▸ **INSTRUCTION**: Pull each line holding the word "this" from the data.

Records with drawing code
═══
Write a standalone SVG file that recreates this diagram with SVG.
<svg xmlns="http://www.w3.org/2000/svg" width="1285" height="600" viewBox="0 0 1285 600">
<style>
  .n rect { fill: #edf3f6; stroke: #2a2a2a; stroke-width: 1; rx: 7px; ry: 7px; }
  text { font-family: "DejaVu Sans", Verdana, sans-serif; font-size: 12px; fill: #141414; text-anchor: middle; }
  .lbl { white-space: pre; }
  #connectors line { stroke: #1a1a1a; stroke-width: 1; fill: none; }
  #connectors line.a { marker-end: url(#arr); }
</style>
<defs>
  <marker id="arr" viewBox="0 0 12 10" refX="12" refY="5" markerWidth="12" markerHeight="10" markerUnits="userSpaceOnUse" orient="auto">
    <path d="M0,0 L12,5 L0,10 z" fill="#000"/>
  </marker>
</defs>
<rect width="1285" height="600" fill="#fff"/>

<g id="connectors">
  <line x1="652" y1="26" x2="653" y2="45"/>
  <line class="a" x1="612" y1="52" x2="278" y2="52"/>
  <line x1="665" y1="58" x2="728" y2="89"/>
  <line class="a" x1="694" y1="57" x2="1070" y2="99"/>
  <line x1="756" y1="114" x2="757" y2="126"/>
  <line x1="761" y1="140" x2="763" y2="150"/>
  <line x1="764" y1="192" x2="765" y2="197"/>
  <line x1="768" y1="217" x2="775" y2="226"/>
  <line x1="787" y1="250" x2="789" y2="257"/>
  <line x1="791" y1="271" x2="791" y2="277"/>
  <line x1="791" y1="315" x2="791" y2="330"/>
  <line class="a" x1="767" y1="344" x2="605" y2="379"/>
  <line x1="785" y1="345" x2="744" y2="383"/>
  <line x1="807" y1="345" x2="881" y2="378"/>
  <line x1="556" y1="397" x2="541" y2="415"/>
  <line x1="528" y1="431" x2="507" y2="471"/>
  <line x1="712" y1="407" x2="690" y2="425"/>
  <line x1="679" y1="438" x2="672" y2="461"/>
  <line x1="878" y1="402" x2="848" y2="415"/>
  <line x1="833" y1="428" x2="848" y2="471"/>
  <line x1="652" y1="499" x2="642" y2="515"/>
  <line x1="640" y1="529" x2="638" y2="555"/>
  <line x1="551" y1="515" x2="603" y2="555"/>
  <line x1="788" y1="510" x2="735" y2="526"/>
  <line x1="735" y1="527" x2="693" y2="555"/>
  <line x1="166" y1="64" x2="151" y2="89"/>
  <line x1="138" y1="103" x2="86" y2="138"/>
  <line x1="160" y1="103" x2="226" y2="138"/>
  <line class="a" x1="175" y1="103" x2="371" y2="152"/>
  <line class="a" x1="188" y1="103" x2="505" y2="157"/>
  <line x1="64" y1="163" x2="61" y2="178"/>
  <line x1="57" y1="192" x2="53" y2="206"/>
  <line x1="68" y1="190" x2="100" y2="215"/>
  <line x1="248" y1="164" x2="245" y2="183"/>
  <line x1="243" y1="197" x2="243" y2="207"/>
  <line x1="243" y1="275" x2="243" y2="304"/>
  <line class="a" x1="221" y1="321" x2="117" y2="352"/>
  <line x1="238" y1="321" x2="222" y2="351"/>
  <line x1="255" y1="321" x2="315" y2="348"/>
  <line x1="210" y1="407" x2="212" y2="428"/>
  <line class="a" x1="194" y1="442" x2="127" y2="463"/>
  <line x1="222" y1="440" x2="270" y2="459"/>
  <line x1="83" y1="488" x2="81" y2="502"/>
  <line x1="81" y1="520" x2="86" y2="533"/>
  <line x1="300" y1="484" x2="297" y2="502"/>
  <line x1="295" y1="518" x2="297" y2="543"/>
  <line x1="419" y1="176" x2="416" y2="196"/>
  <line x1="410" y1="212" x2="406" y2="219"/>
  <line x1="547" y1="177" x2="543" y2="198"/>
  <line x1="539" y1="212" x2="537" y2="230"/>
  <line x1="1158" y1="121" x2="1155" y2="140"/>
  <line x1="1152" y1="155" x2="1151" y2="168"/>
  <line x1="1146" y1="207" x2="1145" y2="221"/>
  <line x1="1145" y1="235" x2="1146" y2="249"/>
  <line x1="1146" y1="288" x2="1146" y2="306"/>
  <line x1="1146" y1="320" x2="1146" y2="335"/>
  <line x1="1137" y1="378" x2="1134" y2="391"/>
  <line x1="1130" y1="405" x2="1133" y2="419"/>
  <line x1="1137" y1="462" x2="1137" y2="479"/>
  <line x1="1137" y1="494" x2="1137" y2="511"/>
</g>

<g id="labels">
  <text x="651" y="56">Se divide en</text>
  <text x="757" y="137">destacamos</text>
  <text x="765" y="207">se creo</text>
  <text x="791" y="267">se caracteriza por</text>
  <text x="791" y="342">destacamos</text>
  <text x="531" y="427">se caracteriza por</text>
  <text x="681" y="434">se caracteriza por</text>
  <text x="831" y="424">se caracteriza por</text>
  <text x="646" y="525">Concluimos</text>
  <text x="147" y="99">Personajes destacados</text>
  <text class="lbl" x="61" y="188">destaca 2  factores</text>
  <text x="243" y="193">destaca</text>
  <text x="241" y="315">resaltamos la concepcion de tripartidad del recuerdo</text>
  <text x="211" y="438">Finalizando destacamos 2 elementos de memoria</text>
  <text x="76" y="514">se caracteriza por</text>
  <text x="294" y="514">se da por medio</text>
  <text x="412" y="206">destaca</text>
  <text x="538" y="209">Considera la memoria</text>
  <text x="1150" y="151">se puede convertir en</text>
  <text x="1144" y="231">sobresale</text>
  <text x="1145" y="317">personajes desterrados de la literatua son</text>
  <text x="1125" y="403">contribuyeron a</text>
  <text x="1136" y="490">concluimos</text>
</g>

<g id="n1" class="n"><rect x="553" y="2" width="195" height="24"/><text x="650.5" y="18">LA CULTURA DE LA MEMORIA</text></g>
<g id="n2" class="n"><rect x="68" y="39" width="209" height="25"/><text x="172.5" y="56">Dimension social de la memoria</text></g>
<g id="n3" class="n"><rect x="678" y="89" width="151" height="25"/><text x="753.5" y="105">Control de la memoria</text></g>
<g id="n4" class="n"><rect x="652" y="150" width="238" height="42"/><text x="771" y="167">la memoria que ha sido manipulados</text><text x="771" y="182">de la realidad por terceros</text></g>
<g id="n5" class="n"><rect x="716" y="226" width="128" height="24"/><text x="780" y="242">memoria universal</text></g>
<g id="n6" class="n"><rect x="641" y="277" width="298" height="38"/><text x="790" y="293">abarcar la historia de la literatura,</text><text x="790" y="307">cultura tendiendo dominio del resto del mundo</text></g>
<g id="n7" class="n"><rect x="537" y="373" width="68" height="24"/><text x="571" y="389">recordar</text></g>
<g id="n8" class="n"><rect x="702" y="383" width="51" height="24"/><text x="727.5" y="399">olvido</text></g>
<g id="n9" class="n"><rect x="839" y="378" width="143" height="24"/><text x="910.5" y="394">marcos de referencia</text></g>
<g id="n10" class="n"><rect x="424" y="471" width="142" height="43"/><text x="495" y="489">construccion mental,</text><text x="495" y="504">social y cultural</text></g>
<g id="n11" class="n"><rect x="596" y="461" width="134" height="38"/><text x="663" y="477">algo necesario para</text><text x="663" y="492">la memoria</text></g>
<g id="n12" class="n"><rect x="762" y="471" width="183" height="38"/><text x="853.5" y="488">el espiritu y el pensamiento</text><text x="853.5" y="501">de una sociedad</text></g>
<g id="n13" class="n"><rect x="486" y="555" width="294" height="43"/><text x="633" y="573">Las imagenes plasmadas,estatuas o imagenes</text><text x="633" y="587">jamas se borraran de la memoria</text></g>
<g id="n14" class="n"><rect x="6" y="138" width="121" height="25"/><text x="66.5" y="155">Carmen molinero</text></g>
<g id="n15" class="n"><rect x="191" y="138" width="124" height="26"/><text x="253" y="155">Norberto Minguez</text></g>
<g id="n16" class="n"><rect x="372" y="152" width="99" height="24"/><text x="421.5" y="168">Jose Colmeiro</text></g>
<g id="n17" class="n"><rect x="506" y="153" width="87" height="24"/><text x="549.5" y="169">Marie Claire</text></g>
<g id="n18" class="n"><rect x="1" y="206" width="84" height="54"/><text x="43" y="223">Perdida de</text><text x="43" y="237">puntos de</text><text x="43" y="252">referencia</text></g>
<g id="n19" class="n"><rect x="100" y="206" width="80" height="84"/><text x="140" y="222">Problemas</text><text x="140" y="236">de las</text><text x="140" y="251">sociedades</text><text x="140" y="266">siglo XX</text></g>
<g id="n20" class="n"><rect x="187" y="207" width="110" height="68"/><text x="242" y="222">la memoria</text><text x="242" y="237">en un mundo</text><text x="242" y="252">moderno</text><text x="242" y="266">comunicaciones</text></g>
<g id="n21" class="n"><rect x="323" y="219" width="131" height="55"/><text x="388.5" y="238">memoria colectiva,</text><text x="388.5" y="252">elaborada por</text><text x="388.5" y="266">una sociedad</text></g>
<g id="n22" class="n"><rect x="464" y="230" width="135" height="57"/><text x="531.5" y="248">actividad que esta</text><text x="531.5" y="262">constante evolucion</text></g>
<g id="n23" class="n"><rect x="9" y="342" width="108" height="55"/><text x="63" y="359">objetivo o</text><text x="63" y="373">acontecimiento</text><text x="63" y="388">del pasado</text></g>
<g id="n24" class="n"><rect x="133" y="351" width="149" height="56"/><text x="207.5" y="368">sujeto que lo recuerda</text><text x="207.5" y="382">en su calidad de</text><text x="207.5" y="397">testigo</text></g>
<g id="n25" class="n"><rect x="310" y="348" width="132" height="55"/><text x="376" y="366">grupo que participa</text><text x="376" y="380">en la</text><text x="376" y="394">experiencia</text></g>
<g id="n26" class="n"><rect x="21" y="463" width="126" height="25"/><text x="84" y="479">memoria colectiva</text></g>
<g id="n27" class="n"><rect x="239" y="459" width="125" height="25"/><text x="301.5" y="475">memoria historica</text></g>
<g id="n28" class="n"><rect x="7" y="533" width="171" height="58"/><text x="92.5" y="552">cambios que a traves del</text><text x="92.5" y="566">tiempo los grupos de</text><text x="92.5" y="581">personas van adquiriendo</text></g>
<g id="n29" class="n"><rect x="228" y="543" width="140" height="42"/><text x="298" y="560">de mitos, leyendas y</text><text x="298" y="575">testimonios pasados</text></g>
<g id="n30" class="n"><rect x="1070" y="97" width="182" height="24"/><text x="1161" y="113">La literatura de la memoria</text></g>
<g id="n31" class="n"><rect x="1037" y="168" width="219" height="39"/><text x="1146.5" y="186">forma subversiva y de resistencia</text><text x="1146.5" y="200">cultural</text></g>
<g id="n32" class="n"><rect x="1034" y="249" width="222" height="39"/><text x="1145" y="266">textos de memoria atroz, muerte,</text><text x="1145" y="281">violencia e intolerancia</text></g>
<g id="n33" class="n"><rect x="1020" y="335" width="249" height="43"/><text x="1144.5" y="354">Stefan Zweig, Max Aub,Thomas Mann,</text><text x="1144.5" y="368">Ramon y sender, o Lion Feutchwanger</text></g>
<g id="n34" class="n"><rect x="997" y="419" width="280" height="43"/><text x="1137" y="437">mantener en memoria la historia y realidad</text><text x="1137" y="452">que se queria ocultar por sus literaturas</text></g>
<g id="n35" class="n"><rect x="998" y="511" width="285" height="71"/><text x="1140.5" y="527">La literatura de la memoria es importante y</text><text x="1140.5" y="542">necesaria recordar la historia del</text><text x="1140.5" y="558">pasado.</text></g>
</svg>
═══
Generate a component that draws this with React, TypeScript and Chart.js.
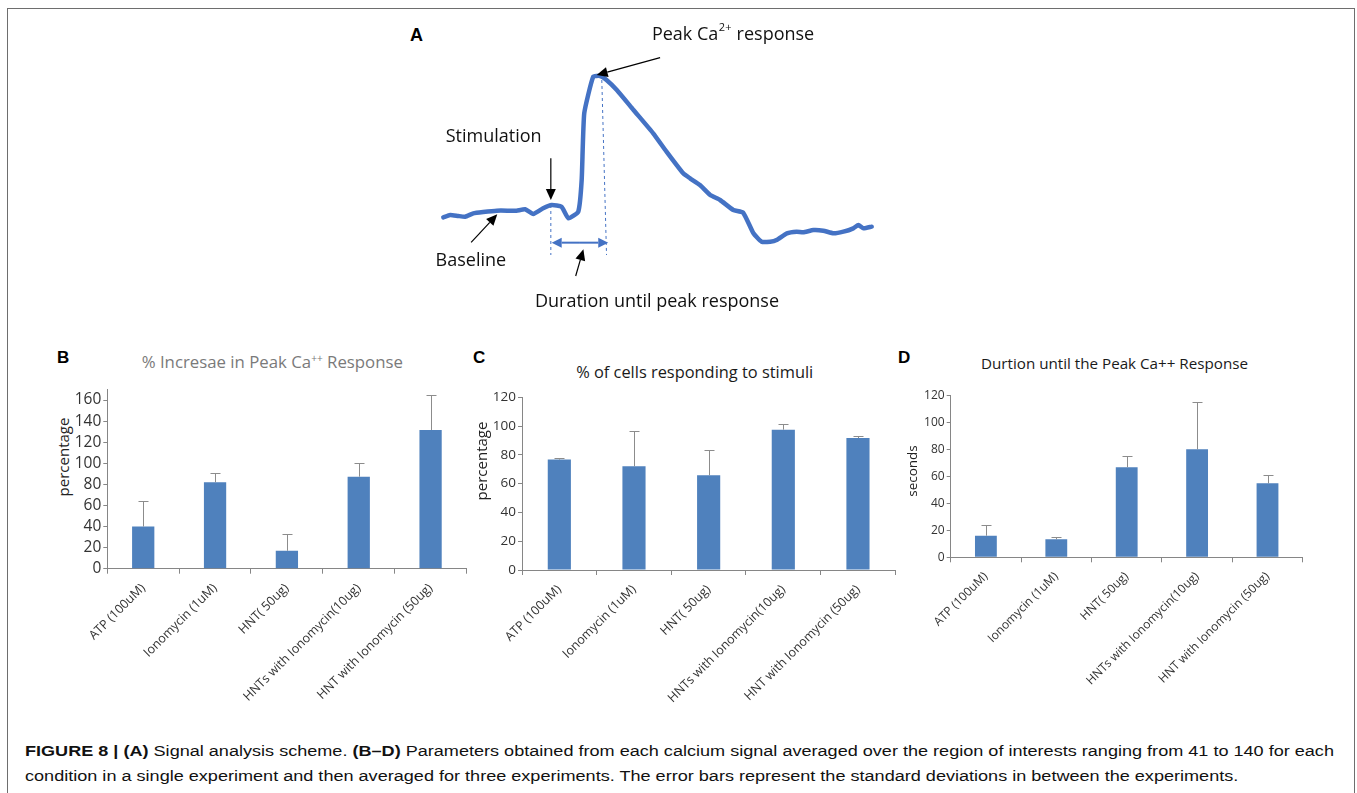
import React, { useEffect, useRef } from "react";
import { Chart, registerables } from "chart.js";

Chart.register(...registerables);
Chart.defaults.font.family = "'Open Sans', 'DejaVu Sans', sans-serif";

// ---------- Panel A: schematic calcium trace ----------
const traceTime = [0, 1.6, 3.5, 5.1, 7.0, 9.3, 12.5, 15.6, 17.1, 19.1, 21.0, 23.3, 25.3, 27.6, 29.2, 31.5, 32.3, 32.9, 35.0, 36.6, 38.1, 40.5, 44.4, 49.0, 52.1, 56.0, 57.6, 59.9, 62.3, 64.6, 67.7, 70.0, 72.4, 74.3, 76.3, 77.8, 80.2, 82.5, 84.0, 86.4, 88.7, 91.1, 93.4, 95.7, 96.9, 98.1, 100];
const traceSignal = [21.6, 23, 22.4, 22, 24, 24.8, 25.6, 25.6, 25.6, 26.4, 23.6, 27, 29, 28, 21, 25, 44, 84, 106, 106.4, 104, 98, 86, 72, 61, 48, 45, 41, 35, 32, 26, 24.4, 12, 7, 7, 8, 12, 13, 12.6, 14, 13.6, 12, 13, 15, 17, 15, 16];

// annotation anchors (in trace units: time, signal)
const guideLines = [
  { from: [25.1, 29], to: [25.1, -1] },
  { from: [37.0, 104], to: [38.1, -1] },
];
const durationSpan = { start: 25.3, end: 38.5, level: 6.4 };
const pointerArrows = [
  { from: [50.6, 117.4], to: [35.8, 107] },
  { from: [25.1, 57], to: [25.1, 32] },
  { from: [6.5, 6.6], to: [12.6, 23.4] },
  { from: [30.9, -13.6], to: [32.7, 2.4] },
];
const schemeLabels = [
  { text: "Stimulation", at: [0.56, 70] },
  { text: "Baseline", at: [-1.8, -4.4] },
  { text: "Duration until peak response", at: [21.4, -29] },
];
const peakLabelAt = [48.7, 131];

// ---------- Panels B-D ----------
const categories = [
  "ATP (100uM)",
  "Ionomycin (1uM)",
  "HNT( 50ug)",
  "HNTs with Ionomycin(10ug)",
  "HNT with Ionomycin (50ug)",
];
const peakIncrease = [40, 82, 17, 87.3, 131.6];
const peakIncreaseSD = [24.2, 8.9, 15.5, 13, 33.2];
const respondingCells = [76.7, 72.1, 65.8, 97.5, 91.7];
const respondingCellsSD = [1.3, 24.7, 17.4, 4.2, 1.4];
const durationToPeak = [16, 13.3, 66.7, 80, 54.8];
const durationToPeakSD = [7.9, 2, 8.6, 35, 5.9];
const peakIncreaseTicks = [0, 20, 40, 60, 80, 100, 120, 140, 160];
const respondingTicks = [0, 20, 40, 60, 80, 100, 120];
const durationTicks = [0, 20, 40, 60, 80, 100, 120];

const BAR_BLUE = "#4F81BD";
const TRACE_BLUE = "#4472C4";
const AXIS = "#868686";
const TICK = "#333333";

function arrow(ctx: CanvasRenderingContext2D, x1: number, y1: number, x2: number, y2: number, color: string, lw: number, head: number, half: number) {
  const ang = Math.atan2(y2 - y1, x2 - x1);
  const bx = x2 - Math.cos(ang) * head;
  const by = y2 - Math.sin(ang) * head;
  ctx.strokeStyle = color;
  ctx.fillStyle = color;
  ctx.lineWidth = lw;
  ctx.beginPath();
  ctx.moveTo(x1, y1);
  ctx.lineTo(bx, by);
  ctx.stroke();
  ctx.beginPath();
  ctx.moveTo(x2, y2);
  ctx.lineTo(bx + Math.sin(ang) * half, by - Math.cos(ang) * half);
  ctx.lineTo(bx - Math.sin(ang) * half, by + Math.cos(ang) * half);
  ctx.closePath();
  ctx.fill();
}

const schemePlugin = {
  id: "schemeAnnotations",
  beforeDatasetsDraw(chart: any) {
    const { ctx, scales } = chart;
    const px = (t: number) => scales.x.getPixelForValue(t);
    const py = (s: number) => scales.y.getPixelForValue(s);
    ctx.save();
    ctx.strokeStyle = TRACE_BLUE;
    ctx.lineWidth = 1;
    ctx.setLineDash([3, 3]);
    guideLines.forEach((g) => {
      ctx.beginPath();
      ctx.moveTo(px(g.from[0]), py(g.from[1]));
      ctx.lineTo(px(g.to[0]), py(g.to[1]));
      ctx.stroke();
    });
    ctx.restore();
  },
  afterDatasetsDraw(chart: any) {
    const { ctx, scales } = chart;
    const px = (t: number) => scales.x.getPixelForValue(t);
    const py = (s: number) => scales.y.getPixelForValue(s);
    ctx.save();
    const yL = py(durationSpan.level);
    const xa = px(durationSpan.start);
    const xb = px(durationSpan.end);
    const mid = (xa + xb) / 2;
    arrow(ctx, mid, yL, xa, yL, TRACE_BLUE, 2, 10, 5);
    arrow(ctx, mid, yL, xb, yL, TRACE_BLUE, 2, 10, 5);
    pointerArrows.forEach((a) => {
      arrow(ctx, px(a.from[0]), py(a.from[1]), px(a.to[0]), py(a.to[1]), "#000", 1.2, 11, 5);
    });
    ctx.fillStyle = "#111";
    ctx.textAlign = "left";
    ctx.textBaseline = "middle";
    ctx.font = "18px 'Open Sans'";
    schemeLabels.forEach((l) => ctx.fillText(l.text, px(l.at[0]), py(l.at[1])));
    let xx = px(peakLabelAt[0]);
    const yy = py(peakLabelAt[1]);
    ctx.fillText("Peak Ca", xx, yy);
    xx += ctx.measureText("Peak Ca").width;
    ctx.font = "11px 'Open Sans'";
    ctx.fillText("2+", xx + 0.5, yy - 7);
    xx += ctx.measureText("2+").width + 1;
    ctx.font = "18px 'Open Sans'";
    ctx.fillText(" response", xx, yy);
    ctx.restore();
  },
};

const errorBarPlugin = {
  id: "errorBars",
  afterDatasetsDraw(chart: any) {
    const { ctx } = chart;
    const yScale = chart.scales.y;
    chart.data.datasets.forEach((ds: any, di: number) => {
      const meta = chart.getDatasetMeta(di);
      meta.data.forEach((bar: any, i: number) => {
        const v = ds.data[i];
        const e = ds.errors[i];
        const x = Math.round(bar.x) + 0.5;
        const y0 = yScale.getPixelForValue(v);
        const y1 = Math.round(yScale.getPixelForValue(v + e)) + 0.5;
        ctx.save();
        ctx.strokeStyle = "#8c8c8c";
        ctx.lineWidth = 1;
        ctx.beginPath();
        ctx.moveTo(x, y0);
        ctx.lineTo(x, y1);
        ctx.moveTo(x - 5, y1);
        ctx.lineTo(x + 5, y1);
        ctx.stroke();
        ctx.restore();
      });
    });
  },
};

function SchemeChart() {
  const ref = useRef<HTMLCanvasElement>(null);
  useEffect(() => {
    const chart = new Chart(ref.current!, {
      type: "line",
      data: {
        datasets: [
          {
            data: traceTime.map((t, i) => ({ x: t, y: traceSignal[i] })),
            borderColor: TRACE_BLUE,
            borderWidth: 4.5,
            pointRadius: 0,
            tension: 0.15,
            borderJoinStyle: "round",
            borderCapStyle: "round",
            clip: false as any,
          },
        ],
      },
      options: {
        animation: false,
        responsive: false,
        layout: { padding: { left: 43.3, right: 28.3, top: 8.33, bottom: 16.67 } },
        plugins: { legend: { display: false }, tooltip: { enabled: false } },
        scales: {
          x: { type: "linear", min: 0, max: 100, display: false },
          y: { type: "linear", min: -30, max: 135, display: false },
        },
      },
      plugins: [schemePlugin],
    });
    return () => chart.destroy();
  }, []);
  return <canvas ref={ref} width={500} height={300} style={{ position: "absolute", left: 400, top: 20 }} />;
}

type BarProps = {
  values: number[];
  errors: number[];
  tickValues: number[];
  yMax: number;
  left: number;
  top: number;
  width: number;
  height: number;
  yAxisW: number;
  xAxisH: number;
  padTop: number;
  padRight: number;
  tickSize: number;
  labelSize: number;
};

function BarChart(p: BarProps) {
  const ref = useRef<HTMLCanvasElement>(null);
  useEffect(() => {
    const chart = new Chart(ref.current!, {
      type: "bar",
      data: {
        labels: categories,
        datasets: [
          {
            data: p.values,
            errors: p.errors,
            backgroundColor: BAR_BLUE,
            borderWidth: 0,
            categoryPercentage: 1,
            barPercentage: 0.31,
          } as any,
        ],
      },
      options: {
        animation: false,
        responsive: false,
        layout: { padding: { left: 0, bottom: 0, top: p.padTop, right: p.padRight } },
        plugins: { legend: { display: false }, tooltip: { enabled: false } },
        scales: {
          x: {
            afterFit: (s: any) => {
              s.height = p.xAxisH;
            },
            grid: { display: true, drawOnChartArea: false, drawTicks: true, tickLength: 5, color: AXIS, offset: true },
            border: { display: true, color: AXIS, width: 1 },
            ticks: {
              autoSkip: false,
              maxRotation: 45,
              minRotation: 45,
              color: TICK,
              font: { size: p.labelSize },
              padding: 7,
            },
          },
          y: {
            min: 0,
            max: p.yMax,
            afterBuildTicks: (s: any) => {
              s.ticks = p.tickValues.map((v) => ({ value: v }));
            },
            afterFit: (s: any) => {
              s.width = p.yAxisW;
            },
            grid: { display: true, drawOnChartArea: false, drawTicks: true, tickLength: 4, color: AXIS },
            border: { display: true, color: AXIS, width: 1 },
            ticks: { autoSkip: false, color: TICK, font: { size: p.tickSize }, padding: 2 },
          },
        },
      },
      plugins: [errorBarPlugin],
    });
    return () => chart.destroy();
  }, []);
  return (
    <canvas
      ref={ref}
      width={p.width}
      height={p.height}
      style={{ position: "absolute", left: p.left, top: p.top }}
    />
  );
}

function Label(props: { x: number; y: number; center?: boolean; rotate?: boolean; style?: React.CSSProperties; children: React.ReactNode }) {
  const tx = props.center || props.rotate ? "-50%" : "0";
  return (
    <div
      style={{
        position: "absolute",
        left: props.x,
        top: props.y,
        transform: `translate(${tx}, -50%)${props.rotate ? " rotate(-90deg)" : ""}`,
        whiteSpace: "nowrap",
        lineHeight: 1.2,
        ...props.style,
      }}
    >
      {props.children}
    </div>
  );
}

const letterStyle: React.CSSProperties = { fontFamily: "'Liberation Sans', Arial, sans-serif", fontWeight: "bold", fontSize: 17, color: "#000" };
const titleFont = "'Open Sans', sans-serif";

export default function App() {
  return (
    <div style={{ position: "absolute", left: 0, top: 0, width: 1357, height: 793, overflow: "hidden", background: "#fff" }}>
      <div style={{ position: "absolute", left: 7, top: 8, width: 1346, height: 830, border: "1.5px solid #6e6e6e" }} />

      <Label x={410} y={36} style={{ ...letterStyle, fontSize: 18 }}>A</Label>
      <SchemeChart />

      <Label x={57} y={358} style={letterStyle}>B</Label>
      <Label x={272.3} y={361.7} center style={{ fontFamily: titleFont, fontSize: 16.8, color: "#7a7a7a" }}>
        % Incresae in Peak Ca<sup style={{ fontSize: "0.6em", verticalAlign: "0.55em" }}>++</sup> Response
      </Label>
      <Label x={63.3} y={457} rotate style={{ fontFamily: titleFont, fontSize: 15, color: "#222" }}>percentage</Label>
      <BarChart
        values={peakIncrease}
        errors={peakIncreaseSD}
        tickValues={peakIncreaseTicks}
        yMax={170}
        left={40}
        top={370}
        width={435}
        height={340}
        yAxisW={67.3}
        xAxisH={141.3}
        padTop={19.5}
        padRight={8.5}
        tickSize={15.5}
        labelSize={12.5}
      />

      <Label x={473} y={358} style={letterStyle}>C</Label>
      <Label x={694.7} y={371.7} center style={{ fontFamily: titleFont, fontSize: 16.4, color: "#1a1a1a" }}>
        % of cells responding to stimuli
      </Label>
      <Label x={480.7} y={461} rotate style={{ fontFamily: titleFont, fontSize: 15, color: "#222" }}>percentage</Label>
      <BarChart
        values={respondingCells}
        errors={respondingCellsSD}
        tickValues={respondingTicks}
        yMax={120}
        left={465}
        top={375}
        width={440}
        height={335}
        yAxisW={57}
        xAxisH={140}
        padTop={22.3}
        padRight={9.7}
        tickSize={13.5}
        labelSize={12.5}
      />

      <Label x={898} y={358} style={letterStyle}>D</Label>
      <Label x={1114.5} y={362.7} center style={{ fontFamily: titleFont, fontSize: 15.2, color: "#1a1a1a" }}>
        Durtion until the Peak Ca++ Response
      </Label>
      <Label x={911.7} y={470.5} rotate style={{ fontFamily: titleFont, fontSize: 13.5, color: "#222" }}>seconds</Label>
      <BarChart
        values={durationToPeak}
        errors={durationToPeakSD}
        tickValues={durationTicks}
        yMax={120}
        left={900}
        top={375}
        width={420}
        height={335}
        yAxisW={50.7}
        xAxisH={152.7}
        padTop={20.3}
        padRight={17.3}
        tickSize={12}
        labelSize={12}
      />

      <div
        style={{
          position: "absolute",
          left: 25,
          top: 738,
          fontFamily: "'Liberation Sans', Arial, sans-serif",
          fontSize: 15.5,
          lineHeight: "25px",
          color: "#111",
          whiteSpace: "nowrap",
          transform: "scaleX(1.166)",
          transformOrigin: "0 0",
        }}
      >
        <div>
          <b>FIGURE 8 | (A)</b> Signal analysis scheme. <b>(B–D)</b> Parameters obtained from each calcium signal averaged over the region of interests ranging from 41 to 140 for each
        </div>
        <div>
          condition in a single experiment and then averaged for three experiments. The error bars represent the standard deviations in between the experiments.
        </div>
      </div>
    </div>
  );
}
═══
▸ **ANSWER BELOW**:
Write a standalone SVG file that recreates this diagram with SVG.
Generate a component that draws this with React, TypeScript and Chart.js.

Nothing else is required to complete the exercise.